The CW orders full seasons for 'The Flash,' 'Jane the Virgin'
Try not to look surprised.
"The Flash" premiered two weeks ago and drew 6.1 million viewers in Live+3 DVR figures and delivered the network's highest-rated series premiere among adults 18-49 since the 2009 premiere of "The Vampire Diaries." The DC Comics adaptation slipped only slightly in its second week, averaging 4.27 million viewers and doing a 1.7 rating among adults 18-49 in Live+SD ratings.

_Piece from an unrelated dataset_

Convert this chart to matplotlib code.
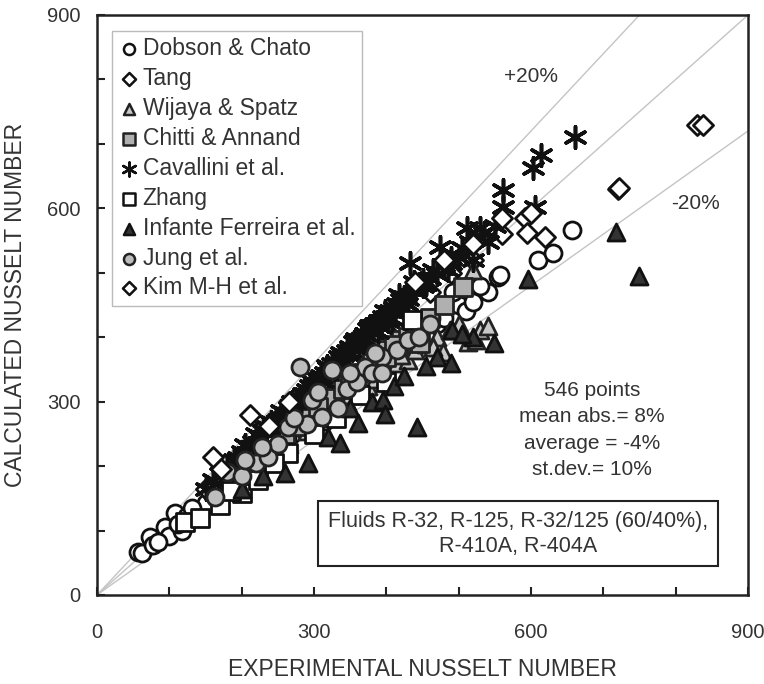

While "Jane the Virgin" wasn't nearly as successful, the expectations weren't nearly as high for the telenovela adaptation, especially airing in the bleak wasteland that has been The CW's Monday. The "Jane" premiere drew 1.605 million viewers and did a 0.6 rating among adults 18-49 in its Live+Same Day debut, drawing the most viewers in the time period since February 2012. The dramedy, which earned some of the fall's best reviews, seems to have held up well in its second airing, though we'll see what the numbers look like when a football preemption is taken out of the equation. [UPDATE: "Jane" slipped a little in its second week, but The CW's Monday standards are so low that it remains a triumph.]
"We have had a fantastic start to our season this year, with 'The Flash' launching as our most-watched series premiere ever, and 'Jane the Virgin' recognized as the best new show this season by critics across the country," blurbs CW President Mark Pedowitz. "Over the past three seasons, we have made it our mission to grow and to broaden out our audience, and to keep raising the bar with the quality and impact of our new shows, and 'The Flash' and 'Jane' have both exceeded our expectations on all counts. I'm thrilled to announce full season orders for both of these terrific new series."
Thus far, "Black-ish" and "Gotham" are the fall's only new shows to receive full season orders including additional episodes. ["How To Get Away With Murder" received an odd confirmatory order for the originally intended 15 episodes.]
We're still waiting on our first official cancellation.